**Exercise task**
Return verbatim the inclusive range of lines running from the line that contains "What Plotly code" to the line that contains "values = [90, 76, 70, 58, 46, 34]". Omit every other line.

+++

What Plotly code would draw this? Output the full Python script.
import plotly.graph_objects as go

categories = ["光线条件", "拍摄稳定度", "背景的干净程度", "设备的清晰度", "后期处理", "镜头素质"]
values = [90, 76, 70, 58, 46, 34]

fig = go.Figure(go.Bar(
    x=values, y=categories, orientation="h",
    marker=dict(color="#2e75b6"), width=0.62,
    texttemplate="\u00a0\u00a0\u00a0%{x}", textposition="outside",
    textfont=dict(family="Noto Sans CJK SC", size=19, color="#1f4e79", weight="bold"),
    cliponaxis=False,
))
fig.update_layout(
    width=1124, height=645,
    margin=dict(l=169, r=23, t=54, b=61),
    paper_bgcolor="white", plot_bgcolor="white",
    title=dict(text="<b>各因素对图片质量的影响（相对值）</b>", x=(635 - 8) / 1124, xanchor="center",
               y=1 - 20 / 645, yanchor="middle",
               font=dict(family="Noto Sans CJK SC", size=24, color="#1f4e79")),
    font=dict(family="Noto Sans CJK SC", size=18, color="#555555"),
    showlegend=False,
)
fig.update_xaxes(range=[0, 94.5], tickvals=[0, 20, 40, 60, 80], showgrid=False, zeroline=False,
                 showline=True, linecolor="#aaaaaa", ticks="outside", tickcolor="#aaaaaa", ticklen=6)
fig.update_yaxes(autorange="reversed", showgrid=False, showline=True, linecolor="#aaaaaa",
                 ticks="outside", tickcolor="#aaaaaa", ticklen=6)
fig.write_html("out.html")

+++

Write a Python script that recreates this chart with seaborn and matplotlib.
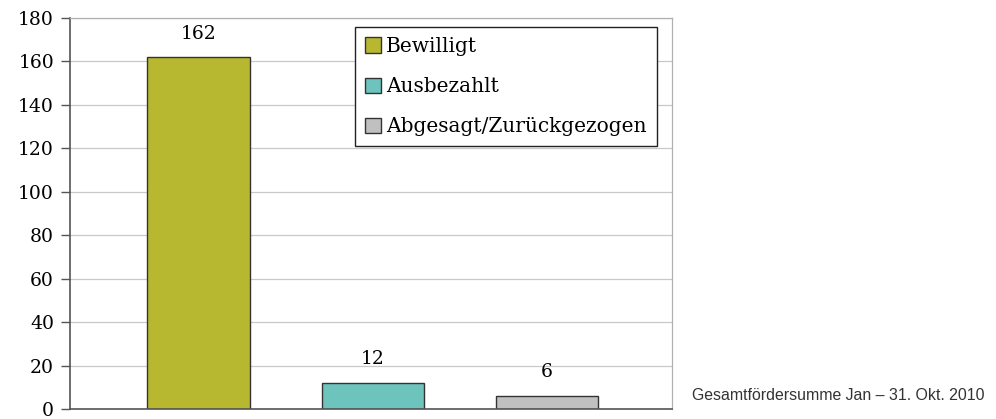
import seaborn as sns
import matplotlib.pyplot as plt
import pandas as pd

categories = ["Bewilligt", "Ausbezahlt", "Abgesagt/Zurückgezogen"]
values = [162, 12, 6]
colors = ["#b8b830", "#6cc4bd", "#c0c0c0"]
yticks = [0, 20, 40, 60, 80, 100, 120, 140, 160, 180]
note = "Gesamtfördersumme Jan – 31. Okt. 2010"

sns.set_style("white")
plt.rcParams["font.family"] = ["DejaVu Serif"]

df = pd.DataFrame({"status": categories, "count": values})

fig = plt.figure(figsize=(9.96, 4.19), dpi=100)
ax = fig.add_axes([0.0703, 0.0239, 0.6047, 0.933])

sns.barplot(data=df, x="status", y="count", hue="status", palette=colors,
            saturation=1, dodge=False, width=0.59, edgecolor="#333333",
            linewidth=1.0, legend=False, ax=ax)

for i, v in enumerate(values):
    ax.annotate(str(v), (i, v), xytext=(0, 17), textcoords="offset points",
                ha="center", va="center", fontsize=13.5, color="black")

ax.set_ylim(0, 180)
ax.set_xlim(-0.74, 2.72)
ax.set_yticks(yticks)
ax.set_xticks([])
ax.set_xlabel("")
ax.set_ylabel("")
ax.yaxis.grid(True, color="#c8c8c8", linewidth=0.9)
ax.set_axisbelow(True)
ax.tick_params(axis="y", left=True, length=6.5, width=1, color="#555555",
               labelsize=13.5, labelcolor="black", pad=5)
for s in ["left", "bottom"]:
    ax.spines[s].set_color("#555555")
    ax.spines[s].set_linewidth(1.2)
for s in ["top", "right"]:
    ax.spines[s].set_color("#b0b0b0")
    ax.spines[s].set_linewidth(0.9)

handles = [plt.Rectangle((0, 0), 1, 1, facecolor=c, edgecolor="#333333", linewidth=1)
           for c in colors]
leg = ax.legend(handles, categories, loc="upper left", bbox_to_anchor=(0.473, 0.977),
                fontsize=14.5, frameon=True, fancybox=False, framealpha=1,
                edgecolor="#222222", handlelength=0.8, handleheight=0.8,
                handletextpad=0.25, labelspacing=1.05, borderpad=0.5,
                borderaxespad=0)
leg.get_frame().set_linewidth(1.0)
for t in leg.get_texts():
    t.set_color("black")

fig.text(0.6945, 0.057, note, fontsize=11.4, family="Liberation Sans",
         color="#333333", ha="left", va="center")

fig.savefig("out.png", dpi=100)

+++

**Final result**
What Plotly code would draw this? Output the full Python script.
import plotly.graph_objects as go

categories = ["光线条件", "拍摄稳定度", "背景的干净程度", "设备的清晰度", "后期处理", "镜头素质"]
values = [90, 76, 70, 58, 46, 34]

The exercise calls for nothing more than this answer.